The highest honour in the field of environmental epidemiology recognises the researcher’s work to promote healthier cities
The International Society for Environmental Epidemiology (ISEE) has awarded its highest honour, the John Goldsmith Award , to researcher Mark Nieuwenhuijsen of the Barcelona Institute for Global Health (ISGlobal), a centre supported by the ”la Caixa” Banking Foundation .
The Goldsmith Award recognises “sustained and outstanding contributions to the knowledge and practice of environmental epidemiology” and is awarded annually to professionals who have “contributed in substantive and innovative fashion to the methods and practice of epidemiology over many years”.
Mark J Nieuwenhuijsen PhD currently serves as Director of the Urban Planning, Environment and Health Initiative at ISGlobal, where he leads the Air Pollution and Urban Environment research programme. He has published nearly 400 research articles over the course of his 25-year career and his work has been cited more than 25,000 times.
Nieuwenhuijsen is recognised worldwide for his work to promote healthier cities that eschew today’s high-pollution, car-centric model of urban living and for his research on the links between transport and health. In recent years, his work has focused on promoting healthy and sustainable approaches to urban and transport planning through the reduction of car use, promotion of public and active transportation and greening of cities.
“I am very honoured to receive this award, not only because it is the highest honour in the world of environmental epidemiology but also because it is a recognition of the importance of the topic of my work,” commented Nieuwenhuijsen. “In a city like Barcelona alone, 3.000 people die prematurely every year due to suboptimal urban and transport planning”, he added.

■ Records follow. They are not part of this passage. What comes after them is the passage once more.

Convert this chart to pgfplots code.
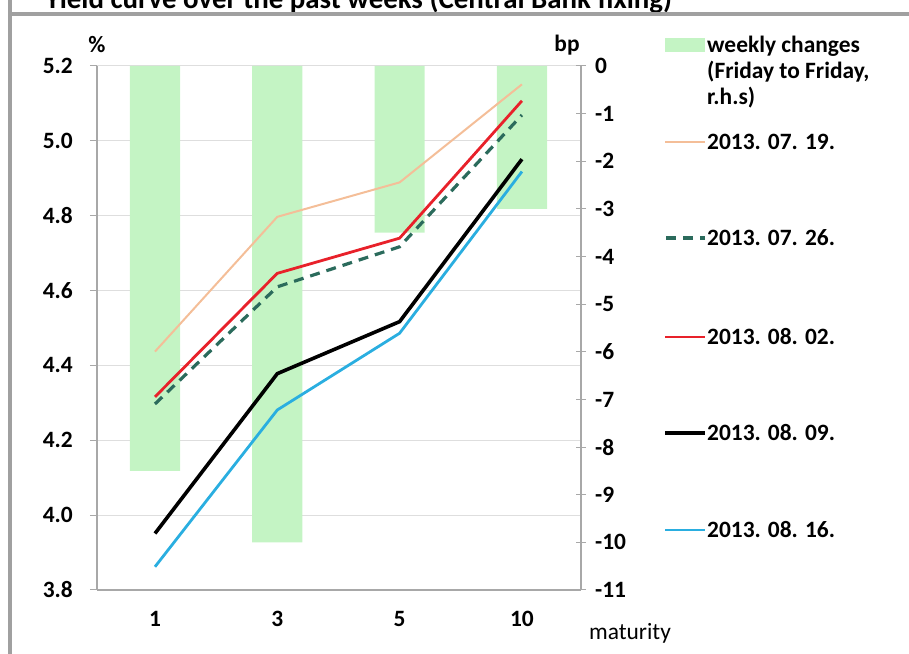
\documentclass[border=0pt]{standalone}
\usepackage{pgfplots}
\pgfplotsset{compat=1.18}
\usepackage{fontspec}
\setmainfont{Carlito}

\definecolor{barGreen}{RGB}{196,244,196}
\definecolor{tanLine}{RGB}{244,190,152}
\definecolor{redLine}{RGB}{232,33,42}
\definecolor{dashLine}{RGB}{43,107,92}
\definecolor{cyanLine}{RGB}{42,174,224}
\definecolor{gridGray}{RGB}{222,222,222}
\definecolor{axisGray}{RGB}{168,168,168}
\definecolor{frameGray}{RGB}{160,160,160}

\newcommand{\lbl}{\fontsize{23.5}{27}\selectfont\bfseries}

\pgfplotsset{
  common/.style={
    at={(97bp,64bp)}, anchor=south west,
    scale only axis, width=484bp, height=524bp,
    xmin=-0.474, xmax=3.483,
    clip=false,
  }
}

\begin{document}
\begin{tikzpicture}
\clip (0,0) rectangle (909bp,654bp);
\path[use as bounding box] (0,0) rectangle (909bp,654bp);

% left scale: grid, left axis line and category axis
\begin{axis}[common,
  ymin=3.8, ymax=5.2,
  axis x line*=bottom, axis y line*=left,
  axis line style={axisGray, line width=1.2bp},
  ytick={3.8,4.0,4.2,4.4,4.6,4.8,5.0,5.2},
  yticklabels={3.8,4.0,4.2,4.4,4.6,4.8,5.0,5.2},
  ymajorgrids, grid style={gridGray, line width=1bp},
  tick align=outside, major tick length=7bp,
  ytick style={axisGray, line width=1bp},
  yticklabel style={font=\lbl, inner sep=0pt, xshift=-17bp},
  xtick={0,1,2,3}, xticklabels={1,3,5,10},
  xtick style={draw=none},
  xticklabel style={font=\lbl, inner sep=0pt, yshift=-14bp},
  extra x ticks={0.5,1.5,2.5},
  extra x tick labels={},
  extra x tick style={tick style={axisGray, line width=1bp}, major tick length=6bp},
]
\end{axis}

% right scale: weekly changes in bp
\begin{axis}[common,
  ymin=-11, ymax=0,
  axis x line=none, axis y line*=right,
  axis line style={axisGray, line width=1.2bp},
  ytick={-11,-10,-9,-8,-7,-6,-5,-4,-3,-2,-1,0},
  yticklabels={-11,-10,-9,-8,-7,-6,-5,-4,-3,-2,-1,0},
  tick align=center, major tick length=10bp,
  ytick style={axisGray, line width=1bp},
  yticklabel style={font=\lbl, inner sep=0pt, anchor=west, xshift=9bp},
  ybar, bar width=0.41,
]
\addplot[fill=barGreen, draw=none] coordinates {(0,-8.5) (1,-10) (2,-3.5) (3,-3)};
\end{axis}

% yield curves, left scale
\begin{axis}[common,
  ymin=3.8, ymax=5.2,
  hide axis,
]
\addplot[tanLine, line width=2bp] coordinates {(0,4.437) (1,4.797) (2,4.889) (3,5.151)};
\addplot[dashLine, line width=3.2bp, dash pattern=on 10bp off 7bp] coordinates {(0,4.297) (1,4.610) (2,4.717) (3,5.069)};
\addplot[redLine, line width=2.8bp] coordinates {(0,4.316) (1,4.646) (2,4.740) (3,5.107)};
\addplot[black, line width=3.6bp] coordinates {(0,3.951) (1,4.378) (2,4.517) (3,4.951)};
\addplot[cyanLine, line width=2.8bp] coordinates {(0,3.862) (1,4.281) (2,4.486) (3,4.918)};
\end{axis}

\begin{scope}[x=1bp, y=1bp]
% heading and frame
\node[anchor=base west, font=\fontsize{29}{33}\selectfont\bfseries, inner sep=0] at (45,645)
  {Yield curve over the past weeks (Central Bank fixing)};
\fill[white] (0,641) rectangle (909,638);
\draw[frameGray, line width=3bp] (10,0) -- (10,654);
\draw[frameGray, line width=3.5bp] (10,640) -- (909,640);

% unit captions
\node[font=\lbl] at (97,609) {\%};
\node[font=\lbl] at (567,609) {bp};
\node[font=\fontsize{23.5}{27}\selectfont] at (630,21) {maturity};

% key
\fill[barGreen] (665,602) rectangle (705,616);
\node[anchor=base west, font=\lbl, inner sep=0] at (707,601) {weekly changes};
\node[anchor=base west, font=\lbl, inner sep=0] at (707,575) {(Friday to Friday,};
\node[anchor=base west, font=\lbl, inner sep=0] at (707,549) {r.h.s)};

\draw[tanLine, line width=2bp] (665,512) -- (705,512);
\node[anchor=west, font=\lbl, inner sep=0] at (707,512) {2013. 07. 19.};
\draw[dashLine, line width=3.2bp, dash pattern=on 10bp off 7bp] (666,416) -- (705,416);
\node[anchor=west, font=\lbl, inner sep=0] at (707,416) {2013. 07. 26.};
\draw[redLine, line width=2.8bp] (665,317) -- (705,317);
\node[anchor=west, font=\lbl, inner sep=0] at (707,317) {2013. 08. 02.};
\draw[black, line width=3.6bp] (665,221) -- (705,221);
\node[anchor=west, font=\lbl, inner sep=0] at (707,221) {2013. 08. 09.};
\draw[cyanLine, line width=2.8bp] (665,124) -- (705,124);
\node[anchor=west, font=\lbl, inner sep=0] at (707,124) {2013. 08. 16.};
\end{scope}
\end{tikzpicture}
\end{document}
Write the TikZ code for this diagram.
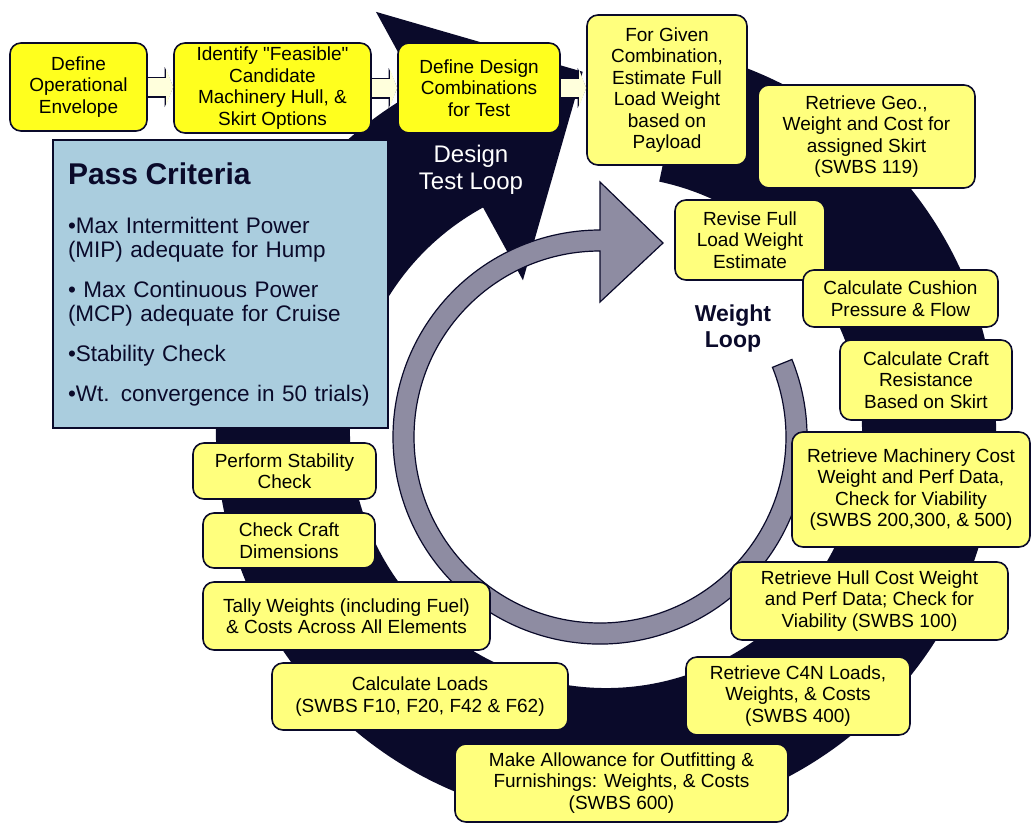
\documentclass[tikz,border=0pt]{standalone}
\usepackage{fontspec}
\setmainfont{Liberation Sans}
\usetikzlibrary{arrows.meta}

\definecolor{loopnavy}{RGB}{10,10,42}
\definecolor{loopgray}{RGB}{142,140,162}
\definecolor{setupyellow}{RGB}{255,255,30}
\definecolor{taskyellow}{RGB}{255,255,125}
\definecolor{passblue}{RGB}{170,205,222}
\definecolor{cream}{RGB}{255,255,220}

\tikzset{
  taskbox/.style={draw=loopnavy, line width=1.6pt, rounded corners=11pt, fill=taskyellow,
    align=center, inner sep=2pt, font=\fontsize{19}{21.5}\selectfont},
  setupbox/.style={taskbox, fill=setupyellow},
  passbox/.style={draw=loopnavy, line width=1.6pt, fill=passblue, text=loopnavy,
    minimum width=335pt, minimum height=288pt, text width=305pt, inner xsep=15pt,
    align=left, font=\fontsize{22.5}{24}\selectfont},
  flowarrow/.style={draw=cream, line width=18pt,
    -{Triangle[length=7pt, width=36pt, line width=0pt]},
    preaction={draw=loopnavy, line width=21pt, -{Triangle[length=8.5pt, width=40pt, line width=0pt]}}},
}

\begin{document}
\begin{tikzpicture}[x=1pt, y=1pt]
\fill[white] (0,0) rectangle (1033,-825);
\useasboundingbox (0,0) rectangle (1033,-825);

% design test loop
\begin{scope}[shift={(606,-432)}]
  \fill[loopnavy] (78:390) arc[start angle=78, end angle=-241.3, radius=390]
    -- (118.7:479) -- (93.7:361) -- (118.7:173) -- (118.7:256)
    arc[start angle=-241.3, end angle=78, radius=256] -- cycle;
\end{scope}

% weight loop
\begin{scope}[shift={(600,-437)}]
  \filldraw[loopgray, draw=loopnavy, line width=1.2pt] (22:207) arc[start angle=22, end angle=-270, radius=207]
    -- (0,255) -- (63,194) -- (0,135) -- (0,186)
    arc[start angle=90, end angle=382, radius=186] -- cycle;
\end{scope}

\node[text=white, align=center, font=\fontsize{24}{27}\selectfont] (testlbl) at (471,-170) {Design\\Test Loop};
\node[text=loopnavy, align=center, font=\fontsize{23}{26}\selectfont\bfseries] (wtlbl) at (733,-329) {Weight\\Loop};

% pass criteria
\node[passbox] (pass) at (220.5,-284) {{\fontsize{30}{36}\selectfont\bfseries Pass Criteria\par}\vspace{25pt}%
•Max Intermittent Power\\(MIP) adequate for Hump\\[16pt]
• Max Continuous Power\\(MCP) adequate for Cruise\\[16pt]
•Stability Check\\[16pt]
•Wt. convergence in 50 trials)};

% setup steps
\node[setupbox, minimum width=137pt, minimum height=88pt] (op) at (78.5,-87) {Define\\Operational\\Envelope};
\node[setupbox, minimum width=197pt, minimum height=90pt] (feas) at (272.5,-88) {Identify \textquotedbl Feasible\textquotedbl\\Candidate\\Machinery Hull, \&\\Skirt Options};
\node[setupbox, minimum width=162pt, minimum height=90pt] (combo) at (479,-88) {Define Design\\Combinations\\for Test};

% weight loop steps
\node[taskbox, minimum width=160pt, minimum height=150pt] (given) at (667,-90) {For Given\\Combination,\\Estimate Full\\Load Weight\\based on\\Payload};
\node[taskbox, minimum width=217pt, minimum height=103pt] (skirt) at (866.5,-136.5) {Retrieve Geo.,\\Weight and Cost for\\assigned Skirt\\(SWBS 119)};
\node[taskbox, minimum width=150pt, minimum height=80pt] (revise) at (750,-240) {Revise Full\\Load Weight\\Estimate};
\node[taskbox, minimum width=195pt, minimum height=57pt] (cushion) at (900.5,-298.5) {Calculate Cushion\\Pressure \& Flow};
\node[taskbox, minimum width=172pt, minimum height=80pt] (resist) at (926,-380) {Calculate Craft\\Resistance\\Based on Skirt};
\node[taskbox, minimum width=238pt, minimum height=115pt] (mach) at (911,-489.5) {Retrieve Machinery Cost\\Weight and Perf Data,\\Check for Viability\\(SWBS 200,300, \& 500)};
\node[taskbox, minimum width=277pt, minimum height=78pt] (hull) at (869.5,-601) {Retrieve Hull Cost Weight\\and Perf Data; Check for\\Viability (SWBS 100)};
\node[taskbox, minimum width=224pt, minimum height=78pt] (cfour) at (798,-696) {Retrieve C4N Loads,\\Weights, \& Costs\\(SWBS 400)};
\node[taskbox, minimum width=333pt, minimum height=78pt] (outfit) at (621.5,-783) {Make Allowance for Outfitting \&\\Furnishings: Weights, \& Costs\\(SWBS 600)};
\node[taskbox, minimum width=296pt, minimum height=67pt] (loads) at (420,-696.5) {Calculate Loads\\(SWBS F10, F20, F42 \& F62)};
\node[taskbox, minimum width=287pt, minimum height=68pt] (tally) at (346.5,-616) {Tally Weights (including Fuel)\\\& Costs Across All Elements};
\node[taskbox, minimum width=172pt, minimum height=55pt] (dims) at (289,-540.5) {Check Craft\\Dimensions};
\node[taskbox, minimum width=183pt, minimum height=56pt] (stab) at (284.5,-471) {Perform Stability\\Check};

% flow between setup steps
\draw[flowarrow] (op.east) -- (op.east -| feas.west);
\draw[flowarrow] (feas.east) -- (feas.east -| combo.west);
\draw[flowarrow] (combo.east) -- (combo.east -| given.west);
\end{tikzpicture}
\end{document}
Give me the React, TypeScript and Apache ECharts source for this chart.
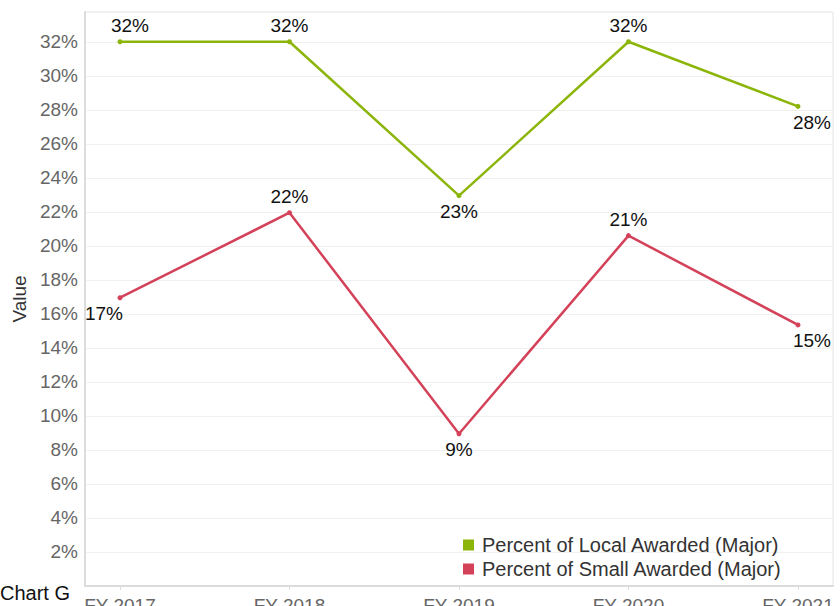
import React, { useEffect, useRef } from "react";
import * as echarts from "echarts";

const categories = ["FY 2017", "FY 2018", "FY 2019", "FY 2020", "FY 2021"];
const localAwarded = [32.0, 32.0, 22.95, 32.0, 28.2];
const smallAwarded = [16.95, 21.95, 8.95, 20.6, 15.35];
const localLabels = ["32%", "32%", "23%", "32%", "28%"];
const smallLabels = ["17%", "22%", "9%", "21%", "15%"];
const localLabelPos = ["top", "top", "bottom", "top", "bottom"];
const smallLabelPos = ["bottom", "top", "bottom", "top", "bottom"];
const localLabelShift = [10, 0, 0, 0, 14];
const smallLabelShift = [-16, 0, 0, 0, 14];

const FONT = "'Liberation Sans', Arial, sans-serif";

function buildData(values: number[], labels: string[], pos: string[], shift: number[]) {
  return values.map((v, i) => ({
    value: [i, v],
    label: {
      show: true,
      position: pos[i],
      distance: 4,
      offset: [shift[i], 0],
      formatter: labels[i],
      fontSize: 19,
      color: "#111",
      fontFamily: FONT,
    },
  }));
}

export default function App() {
  const ref = useRef<HTMLDivElement>(null);
  useEffect(() => {
    document.body.style.margin = "0";
    const chart = echarts.init(ref.current!, null, { renderer: "svg" });
    chart.setOption({
      animation: false,
      backgroundColor: "#fff",
      textStyle: { fontFamily: FONT },
      grid: {
        left: 85,
        right: 7,
        top: 12,
        bottom: 20,
        outerBoundsMode: "none",
        containLabel: false,
        show: true,
        borderColor: "#e4e4e4",
        borderWidth: 1,
      },
      legend: {
        orient: "vertical",
        left: 463,
        top: 535,
        padding: 0,
        icon: "rect",
        itemWidth: 11,
        itemHeight: 11,
        itemGap: 4,
        textStyle: { fontSize: 20, color: "#333", fontFamily: FONT, padding: [0, 0, 0, 3] },
        data: ["Percent of Local Awarded (Major)", "Percent of Small Awarded (Major)"],
      },
      xAxis: {
        type: "value",
        min: -0.2065,
        max: 4.2065,
        splitLine: { show: false },
        axisLine: { show: true, onZero: false, lineStyle: { color: "#dcdcdc", width: 2 } },
        axisTick: {
          show: true,
          customValues: [0, 1, 2, 3, 4],
          length: 4,
          lineStyle: { color: "#dcdcdc" },
        },
        axisLabel: {
          customValues: [0, 1, 2, 3, 4],
          formatter: (v: number) => categories[Math.round(v)],
          fontSize: 19,
          color: "#666",
          margin: 10,
          fontFamily: FONT,
        },
      },
      yAxis: {
        type: "value",
        min: 0,
        max: 33.75,
        interval: 2,
        name: "Value",
        nameLocation: "middle",
        nameRotate: 90,
        nameGap: 55,
        nameTextStyle: { fontSize: 19, color: "#333", fontFamily: FONT },
        axisLine: { show: true, onZero: false, lineStyle: { color: "#dcdcdc", width: 2 } },
        axisTick: { show: false },
        splitLine: { show: true, lineStyle: { color: "#f0f0f0", width: 1 } },
        axisLabel: {
          showMaxLabel: false,
          formatter: (v: number) => (v === 0 || v % 2 !== 0 ? "" : v + "%"),
          fontSize: 19,
          color: "#666",
          margin: 7,
          fontFamily: FONT,
        },
      },
      graphic: [
        {
          type: "text",
          left: 0,
          top: 583,
          style: { text: "Chart G", fontSize: 20, fill: "#111", fontFamily: FONT },
        },
      ],
      series: [
        {
          name: "Percent of Local Awarded (Major)",
          type: "line",
          data: buildData(localAwarded, localLabels, localLabelPos, localLabelShift),
          symbol: "circle",
          symbolSize: 5,
          color: "#8cb50a",
          lineStyle: { width: 2.5, color: "#8cb50a" },
          itemStyle: { color: "#8cb50a" },
        },
        {
          name: "Percent of Small Awarded (Major)",
          type: "line",
          data: buildData(smallAwarded, smallLabels, smallLabelPos, smallLabelShift),
          symbol: "circle",
          symbolSize: 5,
          color: "#d44259",
          lineStyle: { width: 2.5, color: "#d44259" },
          itemStyle: { color: "#d44259" },
        },
      ],
    });
    return () => chart.dispose();
  }, []);
  return <div ref={ref} style={{ width: 840, height: 606 }} />;
}
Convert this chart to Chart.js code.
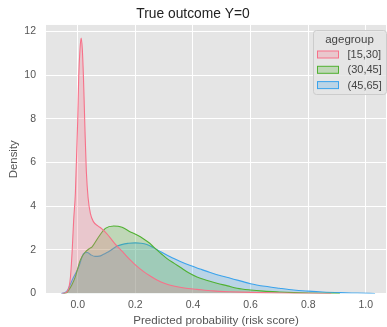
<!DOCTYPE html>
<html>
<head>
<meta charset="utf-8">
<script src="https://cdn.jsdelivr.net/npm/chart.js@4.4.1/dist/chart.umd.min.js"></script>
<style>
  html, body { margin: 0; padding: 0; background: #fff; }
  #wrap { width: 387px; height: 327px; }
</style>
</head>
<body>
<div id="wrap"><canvas id="kde"></canvas></div>
<script>
// density curves
const groups = ['[15,30]', '(30,45]', '(45,65]'];
const colors = ['#f77189', '#50b131', '#3ba3ec'];

const xYoung = [-0.055, -0.04, -0.03, -0.025, -0.019, -0.014, -0.008, 0.0, 0.0035, 0.008, 0.012, 0.016, 0.02, 0.025, 0.03, 0.036, 0.044, 0.055, 0.07, 0.085, 0.1, 0.113, 0.128, 0.142, 0.16, 0.183, 0.205, 0.229, 0.252, 0.275, 0.305, 0.333, 0.37, 0.414, 0.47, 0.53, 0.6, 0.7, 0.8, 0.88];
const yYoung = [0, 0.05, 0.3, 0.77, 1.99, 3.36, 4.6, 7.9, 9.9, 11.2, 11.7, 11.2, 9.9, 7.6, 5.6, 4.4, 3.67, 3.28, 3.1, 2.95, 2.75, 2.55, 2.3, 2.1, 1.85, 1.53, 1.25, 1.0, 0.8, 0.62, 0.45, 0.34, 0.25, 0.19, 0.12, 0.08, 0.05, 0.02, 0.01, 0];

const xMid = [-0.05, -0.04, -0.031, -0.02, -0.008, 0.009, 0.027, 0.04, 0.05, 0.073, 0.096, 0.125, 0.154, 0.183, 0.206, 0.229, 0.25, 0.264, 0.29, 0.31, 0.335, 0.356, 0.385, 0.414, 0.45, 0.483, 0.52, 0.553, 0.6, 0.645, 0.7, 0.75, 0.8, 0.85, 0.91];
const yMid = [0, 0.02, 0.16, 0.4, 0.77, 1.53, 1.91, 2.05, 2.14, 2.6, 2.98, 3.09, 3.03, 2.82, 2.68, 2.5, 2.3, 2.12, 1.82, 1.6, 1.38, 1.2, 0.95, 0.76, 0.6, 0.47, 0.35, 0.24, 0.16, 0.11, 0.07, 0.04, 0.02, 0.01, 0];

const xOld = [-0.057, -0.045, -0.035, -0.019, 0.004, 0.021, 0.033, 0.045, 0.06, 0.075, 0.09, 0.107, 0.137, 0.177, 0.2, 0.22, 0.24, 0.264, 0.29, 0.321, 0.356, 0.391, 0.425, 0.46, 0.5, 0.53, 0.6, 0.65, 0.7, 0.75, 0.8, 0.85, 0.91, 0.97, 1.032];
const yOld = [0, 0.03, 0.15, 0.62, 1.23, 1.84, 1.88, 1.78, 1.7, 1.71, 1.8, 1.91, 2.17, 2.3, 2.32, 2.3, 2.24, 2.09, 1.9, 1.68, 1.47, 1.28, 1.12, 0.96, 0.8, 0.7, 0.45, 0.33, 0.24, 0.16, 0.11, 0.07, 0.04, 0.02, 0];

const xTicks = [0, 0.2, 0.4, 0.6, 0.8, 1.0];
const yTicks = [0, 2, 4, 6, 8, 10, 12];

const FONT = '"Liberation Sans", Arial, sans-serif';

function toPoints(xs, ys) {
    return xs.map((x, i) => ({ x: x, y: ys[i] }));
}

function hexA(hex, a) {
    const n = parseInt(hex.slice(1), 16);
    return 'rgba(' + (n >> 16) + ',' + ((n >> 8) & 255) + ',' + (n & 255) + ',' + a + ')';
}

const series = [toPoints(xYoung, yYoung), toPoints(xMid, yMid), toPoints(xOld, yOld)];

// grey panel behind the plot, like the ggplot style
const panelBg = {
    id: 'panelBg',
    beforeDraw(chart) {
        const a = chart.chartArea, ctx = chart.ctx;
        ctx.save();
        ctx.fillStyle = '#e5e5e5';
        ctx.fillRect(a.left, a.top, a.right - a.left, a.bottom - a.top);
        ctx.restore();
    }
};

// framed legend with a title, top right
const boxLegend = {
    id: 'boxLegend',
    afterDraw(chart) {
        const ctx = chart.ctx;
        const bx = 313.5, by = 30.5, bw = 73, bh = 64;
        ctx.save();
        ctx.beginPath();
        ctx.roundRect(bx, by, bw, bh, 3);
        ctx.fillStyle = 'rgba(229,229,229,0.8)';
        ctx.fill();
        ctx.strokeStyle = '#cccccc';
        ctx.lineWidth = 1;
        ctx.stroke();

        ctx.font = '11.5px ' + FONT;
        ctx.fillStyle = '#444';
        ctx.textBaseline = 'middle';
        ctx.textAlign = 'center';
        ctx.fillText('agegroup', 349.5, 39.5);

        ctx.textAlign = 'left';
        ctx.font = '11px ' + FONT;
        groups.forEach((g, i) => {
            const ry = 54.5 + i * 15.3;
            ctx.fillStyle = hexA(colors[i], 0.25);
            ctx.fillRect(317, ry - 3.5, 22, 7);
            ctx.strokeStyle = colors[i];
            ctx.strokeRect(317.5, ry - 3.5, 21, 7);
            ctx.fillStyle = '#444';
            ctx.fillText(g, 347.5, ry + 0.5);
        });
        ctx.restore();
    }
};

const ctx = document.getElementById('kde').getContext('2d');
new Chart(ctx, {
    type: 'line',
    data: {
        datasets: groups.map((g, i) => ({
            label: g,
            data: series[i],
            borderColor: colors[i],
            backgroundColor: hexA(colors[i], 0.25),
            borderWidth: 1.1,
            fill: 'origin',
            pointRadius: 0,
            cubicInterpolationMode: 'monotone'
        }))
    },
    options: {
        responsive: true,
        maintainAspectRatio: false,
        animation: false,
        layout: { padding: { left: 0, right: 1, top: 0, bottom: 0 } },
        plugins: {
            legend: { display: false },
            tooltip: { enabled: false },
            title: {
                display: true,
                text: 'True outcome Y=0',
                color: '#222',
                font: { family: FONT, size: 13.8, weight: 'normal', lineHeight: 1.2 },
                padding: { top: 5.8, bottom: 2.6 }
            }
        },
        scales: {
            x: {
                type: 'linear',
                min: -0.11,
                max: 1.07,
                bounds: 'data',
                afterBuildTicks: s => { s.ticks = xTicks.map(v => ({ value: v })); },
                afterFit: s => { s.height = 33.5; },
                grid: { color: '#ffffff', lineWidth: 1, drawTicks: false },
                border: { display: false },
                ticks: {
                    padding: 5,
                    color: '#555',
                    font: { family: FONT, size: 10.5 },
                    maxRotation: 0,
                    callback: v => Number(v).toFixed(1)
                },
                title: {
                    display: true,
                    text: 'Predicted probability (risk score)',
                    color: '#555',
                    font: { family: FONT, size: 11.6, lineHeight: 1 },
                    padding: { top: 0, bottom: 0 }
                }
            },
            y: {
                type: 'linear',
                min: 0,
                max: 12.3,
                bounds: 'data',
                afterBuildTicks: s => { s.ticks = yTicks.map(v => ({ value: v })); },
                afterFit: s => { s.width = 46; },
                grid: { color: '#ffffff', lineWidth: 1, drawTicks: false },
                border: { display: false },
                ticks: {
                    padding: 10,
                    color: '#555',
                    font: { family: FONT, size: 10.5 },
                    callback: v => String(v)
                },
                title: {
                    display: true,
                    text: 'Density',
                    color: '#555',
                    font: { family: FONT, size: 11.4, lineHeight: 1.2 },
                    padding: { top: 7.2, bottom: 0 }
                }
            }
        }
    },
    plugins: [panelBg, boxLegend]
});
</script>
</body>
</html>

The winner of the 2018 Goldsmith Award was announced on 29 August 2018 during ISEE’s annual meeting in Ottawa (Canada). Nieuwenhuijsen’s selection marks the second time in four years that ISGlobal researchers have received the Goldsmith Award ( Jordi Sunyer was the winner in 2014).
Rebecca James Baker Award
ISEE presents four other annual awards in different categories, including the Rebecca James Baker Award , which recognises young researchers who demonstrate “a commitment to environmental epidemiology as a tool for improving public health and quality of life”. The winner of this year’s Baker Award is Haneen Khreis , a former ISGlobal researcher who now works at the Texas A&M Transportation Institute.
In addition to being selected for this year’s ISEE awards, Nieuwenhuijsen and Khreis are also co-editors of Integrating Human Health into Urban and Transport Planning , a new book published this year by Springer that brought together the world’s leading experts on urban and transport planning, environmental exposures, physical activity, health and health impact assessment to discuss challenges and healthy solutions in cities.